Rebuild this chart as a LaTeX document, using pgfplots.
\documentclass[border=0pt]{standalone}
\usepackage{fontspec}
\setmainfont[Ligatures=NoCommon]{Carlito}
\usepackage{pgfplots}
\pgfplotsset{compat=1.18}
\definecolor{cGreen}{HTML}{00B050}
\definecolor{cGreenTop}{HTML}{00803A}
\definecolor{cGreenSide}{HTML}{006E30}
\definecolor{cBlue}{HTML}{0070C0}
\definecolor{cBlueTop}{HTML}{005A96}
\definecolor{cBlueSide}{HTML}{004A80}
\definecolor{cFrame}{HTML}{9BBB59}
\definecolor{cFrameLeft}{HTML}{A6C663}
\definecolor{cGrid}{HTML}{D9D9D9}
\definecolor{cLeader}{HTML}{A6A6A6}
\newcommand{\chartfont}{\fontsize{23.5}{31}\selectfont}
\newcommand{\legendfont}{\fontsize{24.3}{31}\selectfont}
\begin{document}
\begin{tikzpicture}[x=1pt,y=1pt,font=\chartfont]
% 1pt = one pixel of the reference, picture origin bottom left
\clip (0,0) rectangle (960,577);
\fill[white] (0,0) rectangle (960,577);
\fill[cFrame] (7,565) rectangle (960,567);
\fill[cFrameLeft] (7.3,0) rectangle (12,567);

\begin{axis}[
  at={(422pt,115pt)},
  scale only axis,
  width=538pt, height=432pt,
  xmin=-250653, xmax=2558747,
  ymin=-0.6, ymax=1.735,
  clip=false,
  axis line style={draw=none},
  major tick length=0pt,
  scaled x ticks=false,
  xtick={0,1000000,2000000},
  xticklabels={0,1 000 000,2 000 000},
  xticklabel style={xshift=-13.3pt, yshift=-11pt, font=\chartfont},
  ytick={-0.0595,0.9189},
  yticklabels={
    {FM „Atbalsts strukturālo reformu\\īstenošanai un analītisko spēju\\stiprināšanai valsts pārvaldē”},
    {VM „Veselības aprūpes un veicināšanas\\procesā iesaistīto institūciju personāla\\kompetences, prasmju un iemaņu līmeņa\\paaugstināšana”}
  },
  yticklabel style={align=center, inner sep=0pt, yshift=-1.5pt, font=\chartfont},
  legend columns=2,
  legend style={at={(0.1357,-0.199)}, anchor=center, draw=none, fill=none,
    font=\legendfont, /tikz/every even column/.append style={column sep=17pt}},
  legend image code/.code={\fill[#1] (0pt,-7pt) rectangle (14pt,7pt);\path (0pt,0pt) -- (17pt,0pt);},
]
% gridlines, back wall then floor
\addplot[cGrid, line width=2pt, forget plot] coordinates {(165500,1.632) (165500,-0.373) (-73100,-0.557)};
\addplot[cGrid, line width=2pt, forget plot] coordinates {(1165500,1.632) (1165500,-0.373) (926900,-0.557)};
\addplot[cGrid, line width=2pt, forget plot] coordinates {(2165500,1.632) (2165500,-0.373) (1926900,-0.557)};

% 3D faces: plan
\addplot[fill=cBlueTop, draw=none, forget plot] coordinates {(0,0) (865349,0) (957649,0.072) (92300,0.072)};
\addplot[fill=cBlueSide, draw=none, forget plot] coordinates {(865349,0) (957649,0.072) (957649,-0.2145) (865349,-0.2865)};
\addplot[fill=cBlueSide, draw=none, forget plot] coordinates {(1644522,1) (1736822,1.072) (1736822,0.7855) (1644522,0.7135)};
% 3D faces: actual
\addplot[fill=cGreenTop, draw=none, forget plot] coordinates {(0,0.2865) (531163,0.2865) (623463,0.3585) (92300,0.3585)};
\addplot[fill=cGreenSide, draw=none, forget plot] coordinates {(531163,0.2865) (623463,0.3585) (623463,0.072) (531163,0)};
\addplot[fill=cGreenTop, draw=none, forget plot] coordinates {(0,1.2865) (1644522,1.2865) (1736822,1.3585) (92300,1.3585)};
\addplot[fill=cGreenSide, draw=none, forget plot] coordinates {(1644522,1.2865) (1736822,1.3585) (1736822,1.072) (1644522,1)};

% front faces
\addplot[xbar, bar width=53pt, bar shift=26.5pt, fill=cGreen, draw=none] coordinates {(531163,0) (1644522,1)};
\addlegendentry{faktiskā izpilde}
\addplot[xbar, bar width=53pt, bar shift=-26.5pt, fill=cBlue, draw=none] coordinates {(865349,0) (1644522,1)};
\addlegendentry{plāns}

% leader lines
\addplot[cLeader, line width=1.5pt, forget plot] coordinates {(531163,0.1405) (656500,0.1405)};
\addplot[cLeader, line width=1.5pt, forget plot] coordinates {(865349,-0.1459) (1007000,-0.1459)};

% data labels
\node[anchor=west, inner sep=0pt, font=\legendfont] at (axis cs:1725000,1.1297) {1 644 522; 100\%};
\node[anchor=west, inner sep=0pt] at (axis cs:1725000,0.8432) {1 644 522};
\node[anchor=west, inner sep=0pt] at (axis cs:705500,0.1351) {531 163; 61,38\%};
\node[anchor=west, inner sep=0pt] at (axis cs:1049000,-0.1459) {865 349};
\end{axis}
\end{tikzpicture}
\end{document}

==

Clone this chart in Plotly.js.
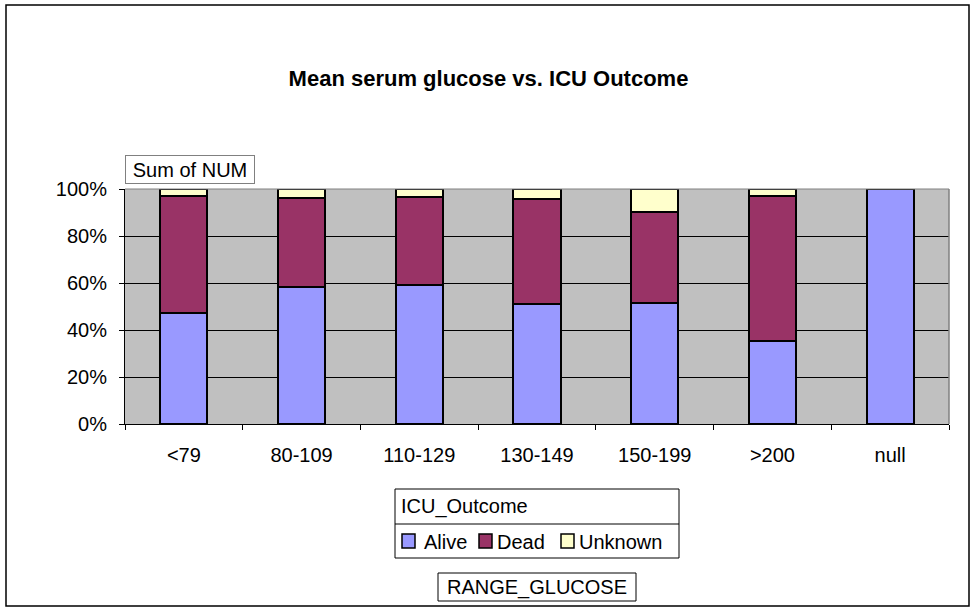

#### [Direction]
Make a copy of each line that contains the string "this".

#### [Final result]
Rebuild this chart as a LaTeX document, using pgfplots.
Clone this chart in Plotly.js.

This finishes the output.